China has been accused of locking away around 1,000,000 Muslim people in prison camps in its western Xinjiang region.
The government denies the claims, instead claiming people willingly attend special training centres aimed at combatting extremism.
Last week, human rights campaigners said detainees were being forced into the centres to try to bring them into line with Communist Party thinking.
https://metro.co.uk/video/china-says-interning-muslims-brings-modern-world-1788838/?ito=vjs-link
Sophie Richardson, China director of Human Rights Watch, said the government’s statement and accompanying footage from inside the ‘schools’ was ‘ludicrous propaganda’.
‘We documented torture, we documented ill treatment,’ she said.
The BBC has today published a report on the secret mass detention of the hundreds of thousands of minority Muslims, using satellite images to expose dozens of the suspected prison camps.
Set up in former schools, the camps house accommodation blocks and watch towers. Relatives are seen queuing up to visit those inside.
China calls the old schools ‘vocational training centres’ saying they have been set up to combat the spread of extremism.
A new camp was seen in the BBC’s satellite pictures surrounded by 16 watchtowers.
When reporters went to explore by car, they found it was being built upon on a huge scale, with a number of cranes visible.

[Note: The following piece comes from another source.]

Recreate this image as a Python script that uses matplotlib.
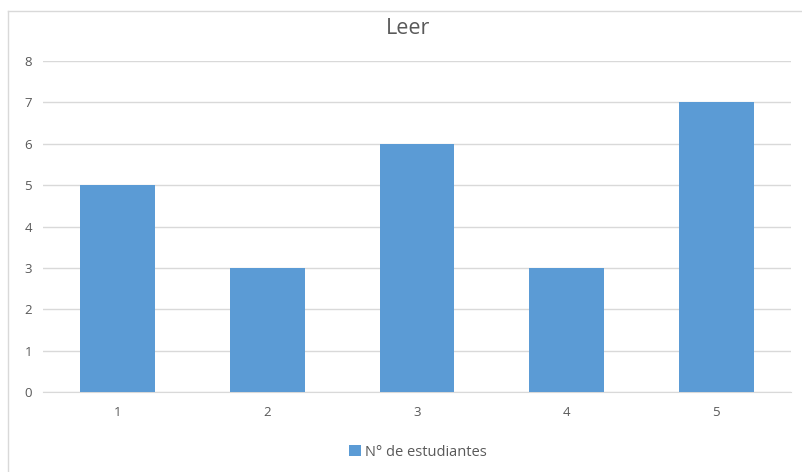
import matplotlib
matplotlib.use("Agg")
import matplotlib.pyplot as plt
from matplotlib.lines import Line2D

categories = ["1", "2", "3", "4", "5"]
values = [5, 3, 6, 3, 7]
series_name = "N° de estudiantes"
title = "Leer"
yticks = [0, 1, 2, 3, 4, 5, 6, 7, 8]

plt.rcParams['font.family'] = ['Open Sans', 'DejaVu Sans']
txt = '#595959'

fig = plt.figure(figsize=(8.03, 4.72), dpi=100)
W, H = 803, 472
ax = fig.add_axes([43 / W, 1 - 392 / H, (791 - 43) / W, (392 - 61) / H])

x = list(range(1, len(categories) + 1))
ax.bar(x, values, width=0.5, color='#5B9BD5', label=series_name, zorder=3)
ax.set_xlim(0.5, len(categories) + 0.5)
ax.set_ylim(0, 8)
ax.set_yticks(yticks)
ax.set_xticks(x)
ax.set_xticklabels(categories)
ax.grid(axis='y', color='#D9D9D9', linewidth=1, zorder=0)
for s in ['top', 'right', 'left']:
    ax.spines[s].set_visible(False)
ax.spines['bottom'].set_color('#D9D9D9')
ax.tick_params(axis='both', length=0, colors=txt, labelsize=9.5)
ax.tick_params(axis='y', pad=8)
ax.tick_params(axis='x', pad=10)

fig.text(408 / W, 1 - 29 / H, title, ha='center', va='center', fontsize=15.5, color=txt)

leg = fig.legend(loc='center', bbox_to_anchor=(418 / W, 1 - 452 / H), frameon=False,
                 fontsize=10.5, labelcolor=txt, handlelength=0.8, handleheight=0.8,
                 handletextpad=0.3)

# chart border (left and top visible)
fig.add_artist(Line2D([8 / W, 8 / W], [0, 1 - 11 / H], transform=fig.transFigure,
                      color='#D9D9D9', linewidth=1))
fig.add_artist(Line2D([8 / W, 1], [1 - 11 / H, 1 - 11 / H], transform=fig.transFigure,
                      color='#D9D9D9', linewidth=1))

fig.savefig("out.png", dpi=100)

They were quickly told to leave. ‘It’s like a city,’ BBC reporter John Sudworth says.
‘If this really is all about education then why the effort to stop us getting close?’
China has characterised its mass internment of Muslims as a push to bring into the ‘modern, civilised’ world a ‘destitute people’ who are ‘easily led astray’ – a depiction that analysts said bore troubling colonial overtones.
The ruling Communist Party released a report on Tuesday last week to defend the detention of Central Asian Muslim minorities – including Uighur and Kasakh Muslims – without trial.
According to estimates made by the UN, around 1,000,000 people have been arbitrarily detained in mass internment camps.
Former detainees have described being tortured, forced to drop their Islamic beliefs and have had their children taken away and placed in orphanages.
The government says they are trying to bring ‘indigenous Central Asian ethnic minorities into Han Chinese society and in turn, a “modern” lifestyle’, the official Xinhua News Agency claimed.
Xinjiang Governor Shohrat Zakir said authorities were providing people with lessons on Mandarin, Chinese history and laws, hoping to ‘steer them away from extremism’.
China says the camps – or ‘education centres’ – are necessary for countering the threat of terrorism, despite growing alarm from the US and the United Nations.